The Bengals got in line for the wild card when the Jets (8-7) lost their last two games. Cincinnati will clinch it with a win.

The Bengals also could get in with a loss, though they'd need a lot of help -- a combination of either the Jets and Raiders losing, or the Jets and Broncos losing.

"We're so excited for this week," defensive lineman Domata Peko said. "No one's ready for the offseason yet. No one's bags
are packed or anything. We're ready to keep going and make our Super Bowl run, and it starts this week."

The Bengals lost in Baltimore 31-24 on Nov. 20, when Green missed his only game of the season because of a bruised knee.

Cincinnati fell behind 31-14 early in the fourth quarter, but Dalton led a furious comeback. He threw for 373 yards -- a Bengals rookie record -- but set up the big deficit with three interceptions.

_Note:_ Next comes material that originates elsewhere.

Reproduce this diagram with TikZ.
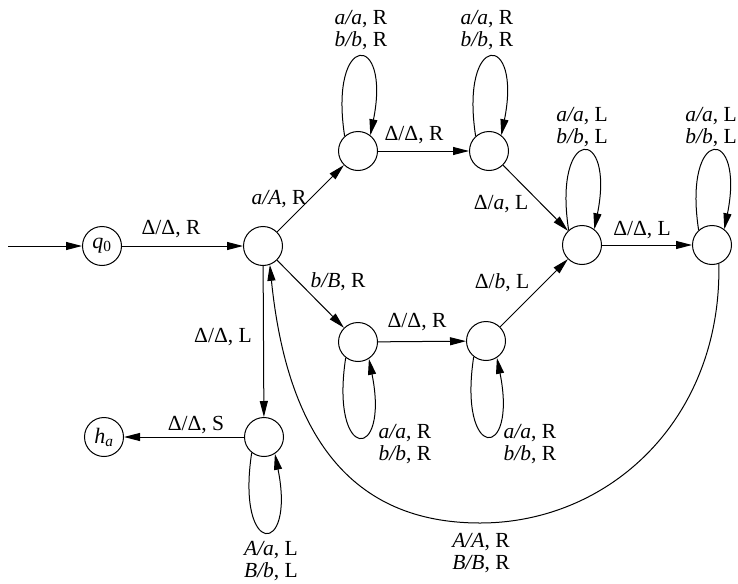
\documentclass[tikz,border=0pt]{standalone}
\usepackage{fontspec}
\setmainfont{Liberation Serif}
\usetikzlibrary{arrows.meta}
\begin{document}
\begin{tikzpicture}[x=1pt,y=-1pt,
  state/.style={circle,draw,line width=1pt,minimum size=39pt,inner sep=0pt,font=\fontsize{22}{22}\selectfont},
  edge/.style={line width=1pt,-{Triangle[length=16pt,width=8pt]}},
  lbl/.style={font=\fontsize{21.5}{22}\selectfont,align=center,inner sep=0pt},
]
\useasboundingbox (0,0) rectangle (738,583);
% states
\node[state] (q0) at (102,246) {\textit{q}\textsubscript{0}};
\node[state] (C)  at (263,246) {};
\node[state] (T1) at (358,151) {};
\node[state] (T2) at (489,151) {};
\node[state] (M)  at (582,245) {};
\node[state] (R)  at (712,245) {};
\node[state] (B1) at (358,342) {};
\node[state] (B2) at (486,341) {};
\node[state] (L)  at (264,437) {};
\node[state] (ha) at (104,437) {\textit{h}\textsubscript{\textit{a}}};
\coordinate (start) at (8,246);
% straight edges
\draw[edge] (start) -- (q0);
\draw[edge] (q0) -- (C);
\draw[edge] (C) -- (T1);
\draw[edge] (T1) -- (T2);
\draw[edge] (T2) -- (M);
\draw[edge] (M) -- (R);
\draw[edge] (C) -- (B1);
\draw[edge] (B1) -- (B2);
\draw[edge] (B2) -- (M);
\draw[edge] (C) -- (L);
\draw[edge] (L) -- (ha);
% loops
\draw[edge] (T1.132) .. controls +(-16,-105) and +(21,-104) .. (T1.52);
\draw[edge] (T2.132) .. controls +(-16,-105) and +(21,-104) .. (T2.52);
\draw[edge] (M.132) .. controls +(-16,-105) and +(21,-104) .. (M.52);
\draw[edge] (R.132) .. controls +(-16,-105) and +(21,-104) .. (R.52);
\draw[edge] (B1.-128) .. controls +(-16,105) and +(21,104) .. (B1.-57);
\draw[edge] (B2.-128) .. controls +(-16,105) and +(21,104) .. (B2.-57);
\draw[edge] (L.-128) .. controls +(-16,105) and +(21,104) .. (L.-57);
% long arc
\draw[edge] (R.-70) .. controls +(3,155) and (610,523) .. (480,523)
  .. controls (350,523) and (287,434) .. (C.-70);
% labels
\node[lbl] (l1) at (171,229) {Δ/Δ, R};
\node[lbl] (l2) at (279,199) {\textit{a/A}, R};
\node[lbl] (l3) at (414,135) {Δ/Δ, R};
\node[lbl] (l4) at (501,204) {Δ/\textit{a}, L};
\node[lbl] (l5) at (642,230) {Δ/Δ, L};
\node[lbl] (l6) at (338,282) {\textit{b/B}, R};
\node[lbl] (l7) at (417,322) {Δ/Δ, R};
\node[lbl] (l8) at (502,283) {Δ/\textit{b}, L};
\node[lbl] (l9) at (223,337) {Δ/Δ, L};
\node[lbl] (l10) at (196,425) {Δ/Δ, S};
\node[lbl] (l11) at (361,30) {\textit{a/a}, R\\\textit{b/b}, R};
\node[lbl] (l12) at (487,30) {\textit{a/a}, R\\\textit{b/b}, R};
\node[lbl] (l13) at (582,127) {\textit{a/a}, L\\\textit{b/b}, L};
\node[lbl] (l14) at (711,127) {\textit{a/a}, L\\\textit{b/b}, L};
\node[lbl] (l15) at (405,444) {\textit{a/a}, R\\\textit{b/b}, R};
\node[lbl] (l16) at (530,444) {\textit{a/a}, R\\\textit{b/b}, R};
\node[lbl] (l17) at (271,561) {\textit{A/a}, L\\\textit{B/b}, L};
\node[lbl] (l18) at (481,553) {\textit{A/A}, R\\\textit{B/B}, R};
\end{tikzpicture}
\end{document}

It was part of a trend. The Bengals are 0-6 against teams that are currently in first place or have clinched playoff berths.

Fans have stayed away because they're upset with owner Mike Brown, whose franchise has one of the worst stretches of futility in league history. It appeared the Bengals were on their way to becoming a consistent contender when they won the AFC North in 2005 behind quarterback Carson Palmer, but they couldn't sustain it.

Now, with Dalton and Green and a young defensive core, they're at the same point again.

"I know we can be that type of team," middle linebacker Rey Maualuga said. "All I can picture is us growing and becoming
special. I just hope we don't start in a couple years. Why not start this week and feed off that and just build on that? I know we're capable of being that team."